Task: The listing below should be printed exactly, every line of it. Skip the pictures.
** Start **
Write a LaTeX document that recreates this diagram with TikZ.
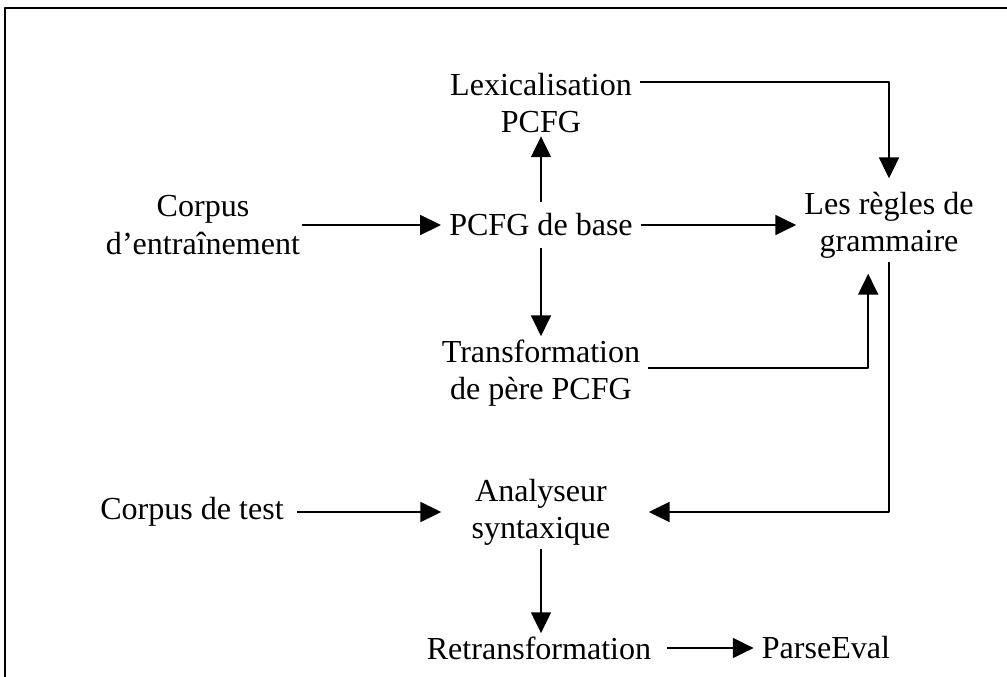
\documentclass[tikz,border=0pt]{standalone}
\usepackage{fontspec}
\setmainfont{Liberation Serif}
\usetikzlibrary{arrows.meta}
\begin{document}
\begin{tikzpicture}[x=0.025cm,y=-0.025cm,>={Triangle[length=0.52cm,width=0.5cm]},line join=round,
	lbl/.style={align=center,inner xsep=0.2cm,inner ysep=0.08cm,font=\fontsize{22.8pt}{26.5pt}\selectfont},
	fleche/.style={->,line width=1.05pt}]
			\useasboundingbox (0,0) rectangle (1007,677);
			\draw[line width=1.3pt] (5,677)--(5,8)--(1007,8);
			\node[lbl] (lex) at (541,103) {Lexicalisation\\PCFG};
			\node[lbl] (corpus) at (203,225) {Corpus\\d’entraînement};
			\node[lbl] (base) at (541,225) {PCFG de base};
			\node[lbl] (regles) at (889,225) {Les règles de\\grammaire};
			\node[lbl] (transf) at (541,373) {Transformation\\de père PCFG};
			\node[lbl] (test) at (192,512) {Corpus de test};
			\node[lbl] (analy) at (541,512) {Analyseur\\syntaxique};
			\node[lbl] (retr) at (539,648) {Retransformation};
			\node[lbl] (parse) at (826,648) {ParseEval};
			\draw[fleche] ([xshift=-0.15cm]corpus.east) -- (base.west);
			\draw[fleche] (base) -- (regles);
			\draw[fleche] ([yshift=0.2cm]base.north) -- (lex);
			\draw[fleche] ([yshift=-0.2cm]base.south) -- (transf);
			\draw[fleche] ([yshift=0.52cm]lex.east) -| ([yshift=0.25cm]regles.north);
			\draw[fleche] ([yshift=0.12cm]transf.east) -| ([xshift=-0.52cm,yshift=-0.3cm]regles.south);
			\draw[fleche] (regles.south) |- ([xshift=0.75cm]analy.east);
			\draw[fleche] ([xshift=0.13cm]test.east) -- ([xshift=-0.55cm]analy.west);
			\draw[fleche] (analy.south) -- (analy.south |- retr.north);
			\draw[fleche] ([xshift=0.2cm]retr.east) -- (parse.west);
	\end{tikzpicture}
\end{document}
** End **
Task answer:
Write a LaTeX document that recreates this diagram with TikZ.
\documentclass[tikz,border=0pt]{standalone}
\usepackage{fontspec}
\setmainfont{Liberation Serif}
\usetikzlibrary{arrows.meta}
\begin{document}
\begin{tikzpicture}[x=0.025cm,y=-0.025cm,>={Triangle[length=0.52cm,width=0.5cm]},line join=round,
	lbl/.style={align=center,inner xsep=0.2cm,inner ysep=0.08cm,font=\fontsize{22.8pt}{26.5pt}\selectfont},
	fleche/.style={->,line width=1.05pt}]
			\useasboundingbox (0,0) rectangle (1007,677);
			\draw[line width=1.3pt] (5,677)--(5,8)--(1007,8);
			\node[lbl] (lex) at (541,103) {Lexicalisation\\PCFG};
			\node[lbl] (corpus) at (203,225) {Corpus\\d’entraînement};
			\node[lbl] (base) at (541,225) {PCFG de base};
			\node[lbl] (regles) at (889,225) {Les règles de\\grammaire};
			\node[lbl] (transf) at (541,373) {Transformation\\de père PCFG};
			\node[lbl] (test) at (192,512) {Corpus de test};
			\node[lbl] (analy) at (541,512) {Analyseur\\syntaxique};
			\node[lbl] (retr) at (539,648) {Retransformation};
			\node[lbl] (parse) at (826,648) {ParseEval};
			\draw[fleche] ([xshift=-0.15cm]corpus.east) -- (base.west);
			\draw[fleche] (base) -- (regles);
			\draw[fleche] ([yshift=0.2cm]base.north) -- (lex);
			\draw[fleche] ([yshift=-0.2cm]base.south) -- (transf);
			\draw[fleche] ([yshift=0.52cm]lex.east) -| ([yshift=0.25cm]regles.north);
			\draw[fleche] ([yshift=0.12cm]transf.east) -| ([xshift=-0.52cm,yshift=-0.3cm]regles.south);
			\draw[fleche] (regles.south) |- ([xshift=0.75cm]analy.east);
			\draw[fleche] ([xshift=0.13cm]test.east) -- ([xshift=-0.55cm]analy.west);
			\draw[fleche] (analy.south) -- (analy.south |- retr.north);
			\draw[fleche] ([xshift=0.2cm]retr.east) -- (parse.west);
	\end{tikzpicture}
\end{document}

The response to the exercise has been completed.